As much anticipated as a journey may be, often it’s difficult to see where the road will take you. Deliberate, intentional planning for your Photography is Personal Workshop begins with a conversation designed to bring clarity to what you expect from your participation.

To answer that question, let’s look at the workshop from two perspectives – your’s and your workshop leader’s.  It may seem obvious that workshop participants need to know what they want to get out of the workshop they are attending. But, I can tell you from experience many people arriving for the start of a workshop have not given this much thought if any at all. Often, the workshop is approached much like a vacation, with most attention placed on what to pack, transportation to the workshop venue, and the schedule before and after.

Many workshop leaders will kick off their workshops with a question. Answers to the question about what participants hope to get out of the workshop are often shallow, most often repeating something likely read in the material used to market the workshop in the first place. By the time the leader has gotten around to the last couple of people, we’ve heard the answers before. This is comforting to workshop leaders because most of the expectations are generic enough they are what we have come prepared to address.

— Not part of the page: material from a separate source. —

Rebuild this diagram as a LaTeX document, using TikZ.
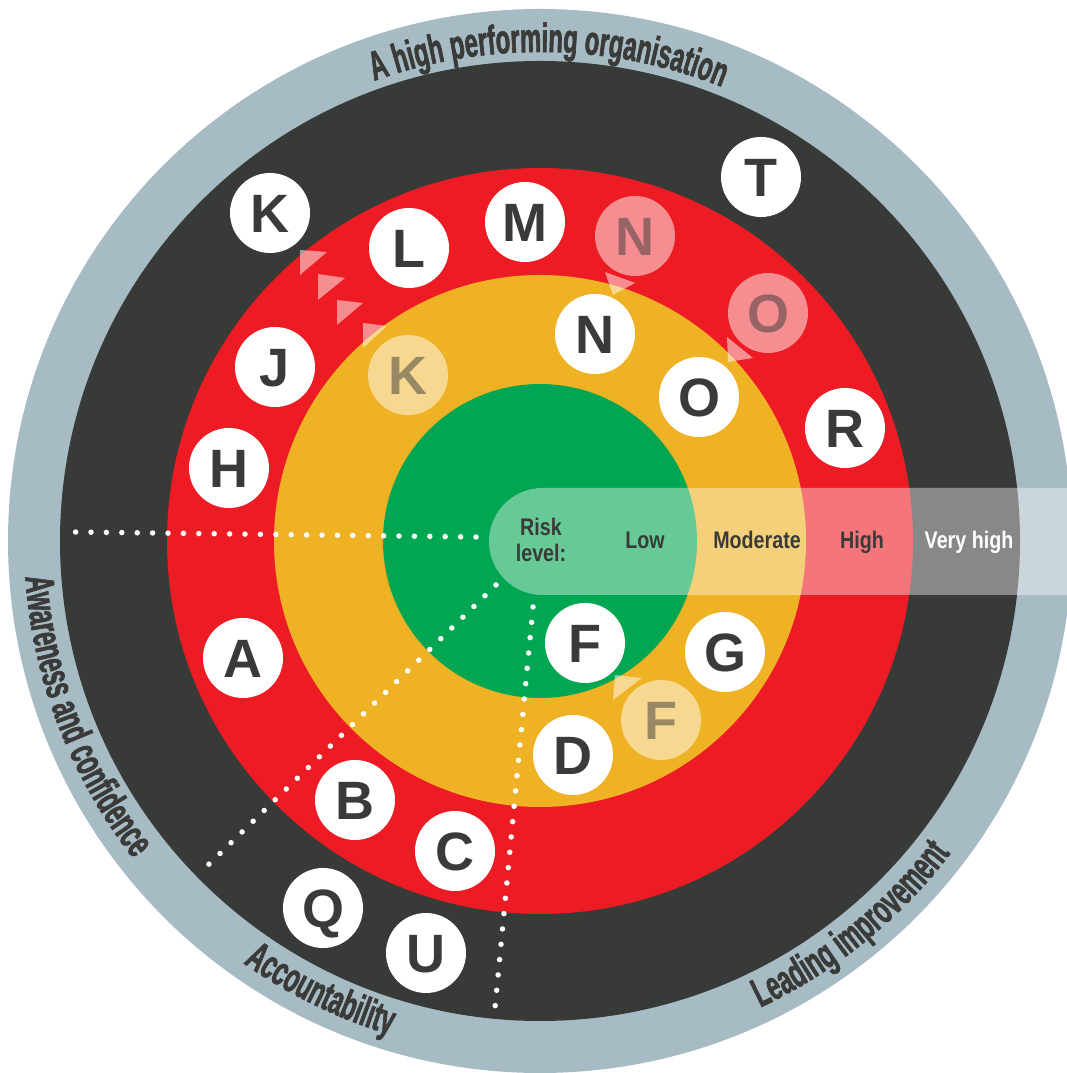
\documentclass[tikz,border=0pt]{standalone}
\usepackage{fontspec}
\setmainfont{Liberation Sans}
\newfontfamily\condfont[FakeStretch=0.58,FakeBold=1.5]{Liberation Sans}
\newfontfamily\labfont[FakeStretch=0.82]{Liberation Sans}
\usetikzlibrary{decorations.text}
\definecolor{ringgray}{HTML}{A7BBC5}
\definecolor{ringdark}{HTML}{383A37}
\definecolor{ringred}{HTML}{ED1C24}
\definecolor{ringorange}{HTML}{EFB224}
\definecolor{ringgreen}{HTML}{00A651}
\definecolor{txtdark}{HTML}{3A3B39}
\begin{document}
\begin{tikzpicture}[x=1pt,y=1pt,
  ball/.style={circle, fill=white, minimum size=80pt, inner sep=0pt, text=txtdark,
    font=\bfseries\fontsize{54}{54}\selectfont, text height=38.7pt, text depth=0pt},
  faded/.style={ball, fill opacity=0.5, text opacity=0.5},
  lab/.style={text=txtdark, font=\labfont\bfseries\fontsize{24}{26}\selectfont, inner sep=0pt},
  dots/.style={draw=white, line width=5.5pt, line cap=round, dash pattern=on 0pt off 15.4pt},
  pointer/.style={fill=white, fill opacity=0.5},
  ringtext/.style={decorate, decoration={text along path, text align=center,
    text={|\condfont\bfseries\fontsize{41}{41}\selectfont\color{txtdark}|#1}}}
]
\useasboundingbox (0,0) rectangle (1067,1073);
\clip (0,0) rectangle (1067,1073);
\coordinate (ctr) at (540,532);

% rings
\fill[ringgray] (ctr) circle[radius=532];
\fill[ringdark] (ctr) circle[radius=480];
\fill[ringred] (ctr) circle[radius=373];
\fill[ringorange] (ctr) circle[radius=266];
\fill[ringgreen] (ctr) circle[radius=157];

% ring texts
\begin{scope}[shift={(ctr)}]
\path[ringtext={A high performing organisation}] (129:489) arc[start angle=129, end angle=49, radius=489];
\path[ringtext={Awareness and confidence}] (171:516) arc[start angle=171, end angle=231, radius=516];
\path[ringtext={Accountability}] (224:516) arc[start angle=224, end angle=264, radius=516];
\path[ringtext={Leading improvement}] (289:516) arc[start angle=289, end angle=329, radius=516];
\end{scope}

% dotted lines
\coordinate (d1a) at (74,541);  \coordinate (d1b) at (476,536);
\coordinate (d2a) at (496,488); \coordinate (d2b) at (203,203);
\coordinate (d3a) at (533,466); \coordinate (d3b) at (495,65);
\draw[dots] (d1b) -- (d1a);
\draw[dots] (d2a) -- (d2b);
\draw[dots] (d3a) -- (d3b);

% risk level bar
\fill[white, fill opacity=0.4, rounded corners=53.5pt] (489,478) rectangle (1200,585);
\node[lab, align=center] (risk) at (541,533.5) {Risk\\level:};
\node[lab, anchor=base] (low) at (645,524) {Low};
\node[lab, anchor=base] (mod) at (757,524) {Moderate};
\node[lab, anchor=base] (high) at (862,524) {High};
\node[lab, anchor=base, text=white] (vhigh) at (969,524) {Very high};

% pointers
\fill[pointer] (300,823) -- (327,821) -- (300,798) -- cycle;
\fill[pointer] (318,799) -- (345,795) -- (318,773) -- cycle;
\fill[pointer] (337,773) -- (363,770) -- (337,748) -- cycle;
\fill[pointer] (363,750) -- (387,747) -- (363,725) -- cycle;
\fill[pointer] (605,801) -- (635,790) -- (613,778) -- cycle;
\fill[pointer] (727,736) -- (753,715) -- (728,711) -- cycle;
\fill[pointer] (615,398) -- (642,395) -- (613,373) -- cycle;

% letter circles
\node[ball] (K) at (270,860) {K};
\node[ball] (L) at (409,825) {L};
\node[ball] (M) at (525,851) {M};
\node[faded] (Nf) at (635,837) {N};
\node[ball] (T) at (761,896) {T};
\node[faded] (Of) at (768,760) {O};
\node[ball] (N) at (595,739) {N};
\node[ball] (O) at (699,676) {O};
\node[ball] (R) at (845,645) {R};
\node[ball] (J) at (275,706) {J};
\node[faded] (Kf) at (408,698) {K};
\node[ball] (H) at (229,605) {H};
\node[ball] (A) at (243,415) {A};
\node[ball] (F) at (585,430) {F};
\node[ball] (G) at (725,421) {G};
\node[faded] (Ff) at (661,353) {F};
\node[ball] (D) at (573,318) {D};
\node[ball] (B) at (355,273) {B};
\node[ball] (Cc) at (455,222) {C};
\node[ball] (Q) at (323,165) {Q};
\node[ball] (U) at (426,120) {U};
\end{tikzpicture}
\end{document}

It would be more telling, however, if, rather than an opening question asking what the gathering of participants hopes to learn, the workshop was to end with a question about specifically what each participant has learned. Even that, however, is likely to result in answers that share thoughts from other answers and not specifically address what has been learned by individual participants, that address why they participated in the workshop in the first place, what they had hoped to learn unless those goals and objectives had been identified ahead of time.

This leads me to the second part of this equation, what is the workshop leader prepared to accomplish on behalf of participants? Leaders often have spent considerable effort deciding what the workshop will provide participants. Detailed presentations have been developed to share the workshop leader’s knowledge and experience. Shooting venues have been scouted, likely many times. The leader’s knowledge of what’s available as subject matter is impressive. Alternative venues have even been scouted as back-ups in case the primary venues don’t work out for one reason or another.

Often, what the workshop presents to its participants is pretty much preordained even before registrations start coming in. The “success” of the workshop pretty much depends on the leader’s ability to address spontaneous questions, the weather, the beauty of a sunset, the personalities of participants, as well as the workshop leader’s. Experienced workshop leaders become quite good at answering questions, identifying potential subjects, suggesting compositional elements, and reviewing images to add spontaneously to the group’s take-aways. Add the chemistry of a group of people passionate about a common interest and everyone goes home feeling pretty good about their experience.

Now for the big questions.

  • What did each participant learn?
  • Was it what they hoped to learn when they paid their deposit?
  • Did it enhance their ability to deliberately create the photographs they are anxious to garner?

Was it what they had decided they needed and/or wanted to learn?